Environment editor Graham Lloyd together with photographer Vanessa Hunter find what was saved by the historic protests 30 years ago along Tasmania’s Franklin River.

Wild Australia: Go with the flow along the Franklin River

THIRTY years ago, environmentalists won the battle to stop construction of a dam that would have drowned one of the world’s great wildernesses.

The Franklin River, in Tasmania’s southwest, gained World Heritage listing in 1982 and “Saving the Franklin” became one of the hottest issues of the 1983 federal election. The Hawke government had vowed to halt the proposed hydro-electricity dam but it took a High Court ruling to finally prevent its construction.

Today, about 500 whitewater adventurers each year make the journey into the Franklin-Gordon Wild Rivers National Park to raft along at least part of the Franklin’s 130km course in inflatable boats, through deep valleys and over furious rapids. Devotees of wild country can take 10 days to travel the navigable length to where the Franklin meets the Gordon River, camping along the way on pebble beaches or in low rock caves.

Our five-day journey along the Franklin’s middle and lower course begins with a perilous drive on a winding gravel road over Mt McCall and a treacherous 350m trek down a steep slope to the river. Bob, our driver, says that in 1983 he was too busy working at the silver-lead-zinc mine at Rosebery to remember much of the drama about the Franklin. “It’s pretty much only since I have been doing this that I have come to appreciate it myself,” Bob says. But the signs of former conflict remain. Near the riverbank where we begin our journey, in an area cleared for a helicopter landing site, a large “No dams” sign still stands on the cracking bitumen.

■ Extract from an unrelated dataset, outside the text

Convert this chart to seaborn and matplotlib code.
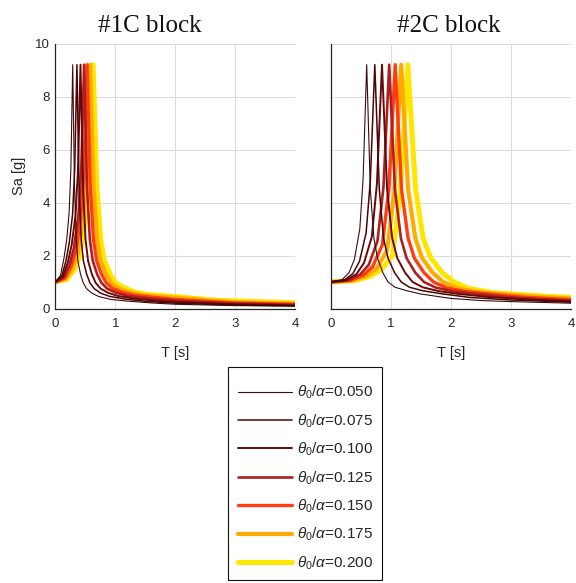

From Propsting Gorge we raft through the Trojans rapids before arriving at Rock Island Bend – the site of Peter Dombrovskis’ famous photograph, which became the enduring image of the campaign – and the Pig Trough, with a waterfall cascading into a fern-lined grotto. Along the middle section, the river is by turns deep and still, gently swirling or turbulent whitewater. In the early morning, puffs of mist rise through moss-covered old-growth stands towering against the sandstone cliffs that line the waterway. At the rapids, the pristine water turns the colour of honeyed beer. Along the way, evocative names such as Shower Cliffs, Newland Cascades, Blackman’s Bend and, more ominously, Double Fall, Big Fall, Galleon Bluff and Verandah Cliffs mark the river’s outcrops, bends and rapids.

On the lower reaches, the pace slows dramatically. Long stretches of dark water are lined with limestone outcrops from which hang perfect clusters of orchids, ferns and flowers. Huon pines weep over the banks and cling to the river’s edge.

Our guide, Brett Fernon, of Water by Nature, came to the area in 1985 because he liked the idea of rafting the rapids, but says most people opt for the quieter experience of the lower river. “There’s only a certain number of people who want to come and do this sort of trip,” Fernon says of rafting. “There are people who go out on yachts on the lower river. They used to come up the Franklin but they can’t any more because of erosion on the banks.”

Had the dam been built, all this would have been sunk beneath a placid lake. The carved stone banks patched with snow-white lichen would have been lost, along with the untouched rainforest and the limestone caves that archaeologists say sheltered the ancient people during the last ice age, 10,000 to 20,000 years ago.